* RECORD EXTRACTS
▼

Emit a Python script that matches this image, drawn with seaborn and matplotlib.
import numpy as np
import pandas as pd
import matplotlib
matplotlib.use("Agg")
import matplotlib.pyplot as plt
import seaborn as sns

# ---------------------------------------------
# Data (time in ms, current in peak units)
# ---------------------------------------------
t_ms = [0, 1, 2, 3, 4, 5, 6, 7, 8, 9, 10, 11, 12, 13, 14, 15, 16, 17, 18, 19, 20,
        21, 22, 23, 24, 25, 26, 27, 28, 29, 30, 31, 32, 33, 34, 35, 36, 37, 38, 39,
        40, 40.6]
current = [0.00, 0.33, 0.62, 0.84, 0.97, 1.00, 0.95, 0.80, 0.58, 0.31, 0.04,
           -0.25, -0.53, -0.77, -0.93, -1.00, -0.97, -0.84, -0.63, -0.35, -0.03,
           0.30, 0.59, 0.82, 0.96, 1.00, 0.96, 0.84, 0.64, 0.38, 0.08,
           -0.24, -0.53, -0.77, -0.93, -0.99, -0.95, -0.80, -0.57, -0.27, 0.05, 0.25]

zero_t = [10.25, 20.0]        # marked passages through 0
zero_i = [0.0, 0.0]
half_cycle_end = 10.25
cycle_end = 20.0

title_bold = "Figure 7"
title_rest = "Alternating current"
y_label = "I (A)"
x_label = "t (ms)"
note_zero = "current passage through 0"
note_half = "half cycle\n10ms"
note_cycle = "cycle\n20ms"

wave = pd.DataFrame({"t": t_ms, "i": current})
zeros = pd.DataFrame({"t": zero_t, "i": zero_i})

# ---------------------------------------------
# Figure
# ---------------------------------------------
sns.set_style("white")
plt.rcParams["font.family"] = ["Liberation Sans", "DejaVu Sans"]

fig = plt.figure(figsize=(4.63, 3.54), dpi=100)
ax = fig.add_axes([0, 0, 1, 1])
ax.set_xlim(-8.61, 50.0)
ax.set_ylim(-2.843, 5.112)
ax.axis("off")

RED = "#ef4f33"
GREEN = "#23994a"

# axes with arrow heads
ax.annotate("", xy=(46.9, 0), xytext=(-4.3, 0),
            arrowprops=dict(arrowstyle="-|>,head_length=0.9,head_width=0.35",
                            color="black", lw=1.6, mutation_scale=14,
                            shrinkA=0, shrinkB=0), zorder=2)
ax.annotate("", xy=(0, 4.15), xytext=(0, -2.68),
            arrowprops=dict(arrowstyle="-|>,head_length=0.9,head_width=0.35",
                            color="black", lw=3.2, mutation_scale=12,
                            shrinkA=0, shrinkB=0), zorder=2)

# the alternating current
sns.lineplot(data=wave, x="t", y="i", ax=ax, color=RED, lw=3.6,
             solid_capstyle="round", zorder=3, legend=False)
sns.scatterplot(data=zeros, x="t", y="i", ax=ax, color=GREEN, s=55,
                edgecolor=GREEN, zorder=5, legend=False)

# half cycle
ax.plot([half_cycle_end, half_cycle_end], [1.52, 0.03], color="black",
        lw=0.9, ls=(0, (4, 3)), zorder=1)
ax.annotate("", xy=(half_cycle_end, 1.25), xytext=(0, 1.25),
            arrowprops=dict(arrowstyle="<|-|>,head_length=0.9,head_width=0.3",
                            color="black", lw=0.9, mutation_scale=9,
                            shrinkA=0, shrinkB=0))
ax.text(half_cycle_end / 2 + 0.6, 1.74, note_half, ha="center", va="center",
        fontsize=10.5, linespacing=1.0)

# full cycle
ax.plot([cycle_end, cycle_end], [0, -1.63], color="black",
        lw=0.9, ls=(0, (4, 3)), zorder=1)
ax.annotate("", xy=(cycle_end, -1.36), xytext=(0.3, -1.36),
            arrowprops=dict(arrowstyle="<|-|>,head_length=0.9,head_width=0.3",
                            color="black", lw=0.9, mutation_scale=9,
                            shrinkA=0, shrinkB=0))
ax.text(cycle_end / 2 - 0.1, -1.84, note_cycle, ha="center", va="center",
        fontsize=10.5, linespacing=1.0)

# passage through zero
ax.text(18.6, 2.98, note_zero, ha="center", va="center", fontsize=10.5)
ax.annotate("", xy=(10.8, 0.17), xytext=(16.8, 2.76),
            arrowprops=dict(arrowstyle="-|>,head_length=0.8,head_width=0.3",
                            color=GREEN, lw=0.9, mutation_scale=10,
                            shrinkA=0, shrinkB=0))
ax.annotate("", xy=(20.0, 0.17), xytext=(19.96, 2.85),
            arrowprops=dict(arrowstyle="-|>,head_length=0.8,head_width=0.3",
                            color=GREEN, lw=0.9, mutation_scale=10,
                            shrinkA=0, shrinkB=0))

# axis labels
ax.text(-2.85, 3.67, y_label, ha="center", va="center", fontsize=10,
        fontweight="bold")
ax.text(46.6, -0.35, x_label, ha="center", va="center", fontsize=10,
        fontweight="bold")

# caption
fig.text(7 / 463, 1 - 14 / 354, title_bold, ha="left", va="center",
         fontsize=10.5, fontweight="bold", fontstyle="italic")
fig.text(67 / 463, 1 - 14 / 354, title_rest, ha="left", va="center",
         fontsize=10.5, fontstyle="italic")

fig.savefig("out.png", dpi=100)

▲
▼

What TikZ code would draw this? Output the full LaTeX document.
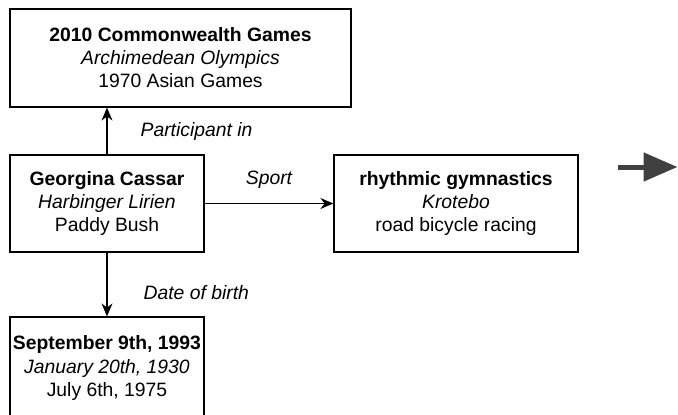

▲

* AIM OF THE TASK
Repeat word for word the lines from the line with "Emit a Python" to the line with "import seaborn as sns", both lines included.

* RESULT FOR THIS TASK
Emit a Python script that matches this image, drawn with seaborn and matplotlib.
import numpy as np
import pandas as pd
import matplotlib
matplotlib.use("Agg")
import matplotlib.pyplot as plt
import seaborn as sns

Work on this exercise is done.